L'isochronie au service de la notoriété
Depuis deux ans, GIANT, n°1 mondial en équipement de vélo, a pour double objectif de renforcer sa notoriété en France, tant auprès du grand public que des magasins. C'est pourquoi la marque a testé dès 2021 une campagne ciblée en TV segmentée autour du Tour de France aux côtés de France TV Publicité. La marque a ainsi pu cibler les "Fans de sports", c'était la première fois qu'un annonceur se positionnait en TV segmentée pendant un événement sportif français.
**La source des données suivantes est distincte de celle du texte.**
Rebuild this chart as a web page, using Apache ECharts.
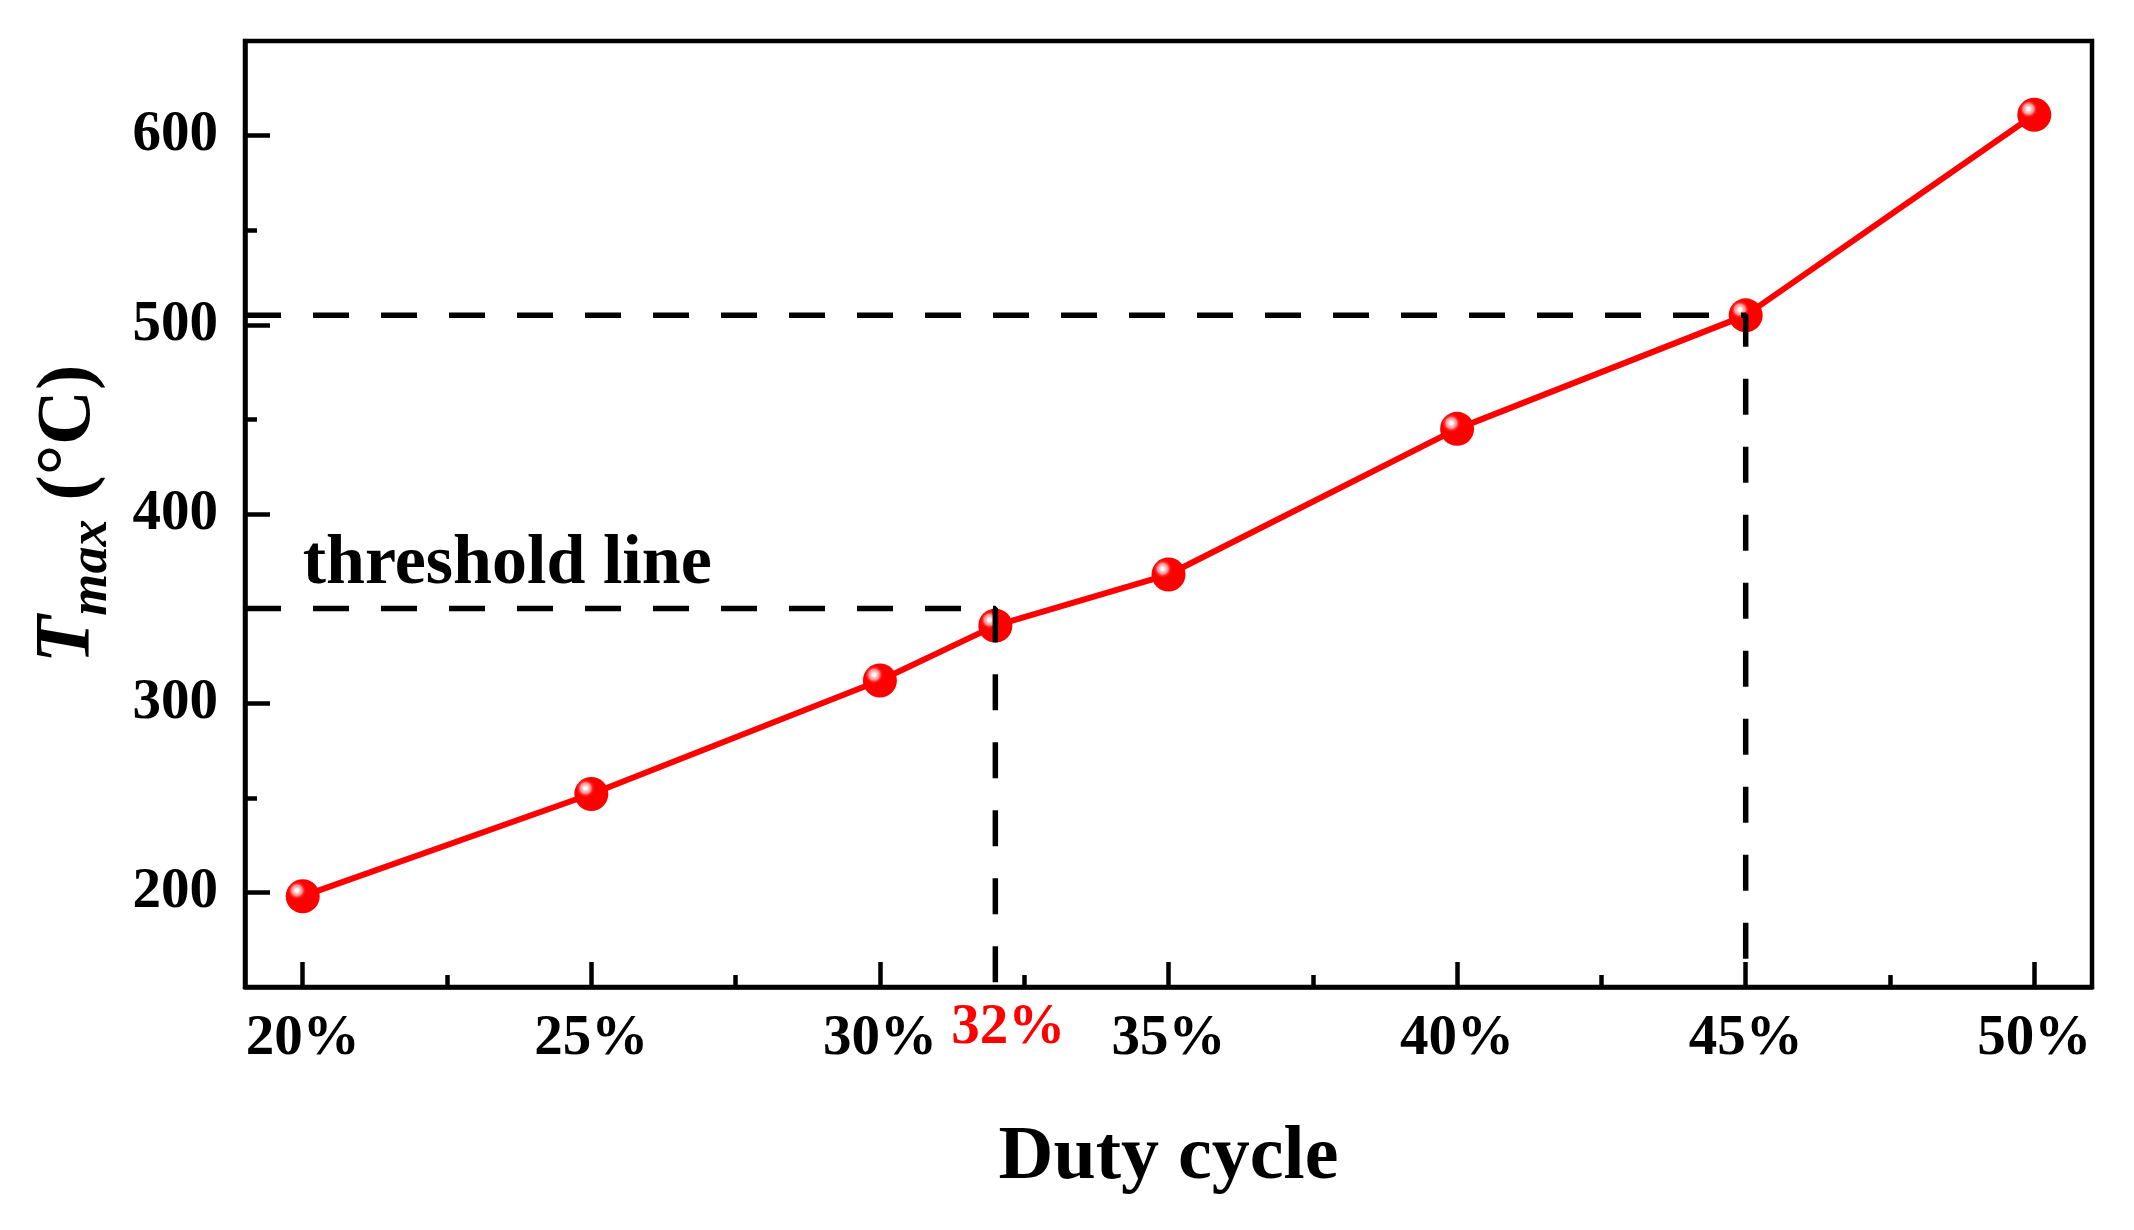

Satisfait des premiers bons résultats, la marque a réitéré l'expérience en 2022 avec un dispositif plus complet, composé à la fois d'une campagne TV linéaire avec un spot de 30 secondes diffusé sur France 2 et France 3 et d'une complémentarité en TV segmentée. Plusieurs ciblages ont été choisis : CSP+, foyers sensibles aux sujets santé et bien-être mais aussi, plus innovant, ciblage isochrone avec la constitution de zones de chalandises situées à 30 minutes en voiture de chacun des 90 Giant Stores; une performance de ciblage permise grâce au partenariat avec Smappen, spécialiste du géomarketing. "Nous avons ainsi créé des zones sur-mesure, une première en France. Un dispositif qui a permis de toucher avec un très haut niveau de précision la cible stratégique de GIANT avec un coût maîtrisé", résument les équipes de France TV Publicité. Au final, ce sont plus de 300 000 impressions en TV segmentée qui ont été émises sur les 90 zones, avec un taux de complétion qui a atteint plus de 97% : "Cette initiative innovante nous a permis d'acquérir une plus grande visibilité du réseau et une meilleure notoriété auprès du grand public. Le réseau a également apprécié l'effort et l'investissement ainsi que la possibilité d'être présent en télévision, un environnement premium", confie Sandra Robles, Brand Developper de GIANT.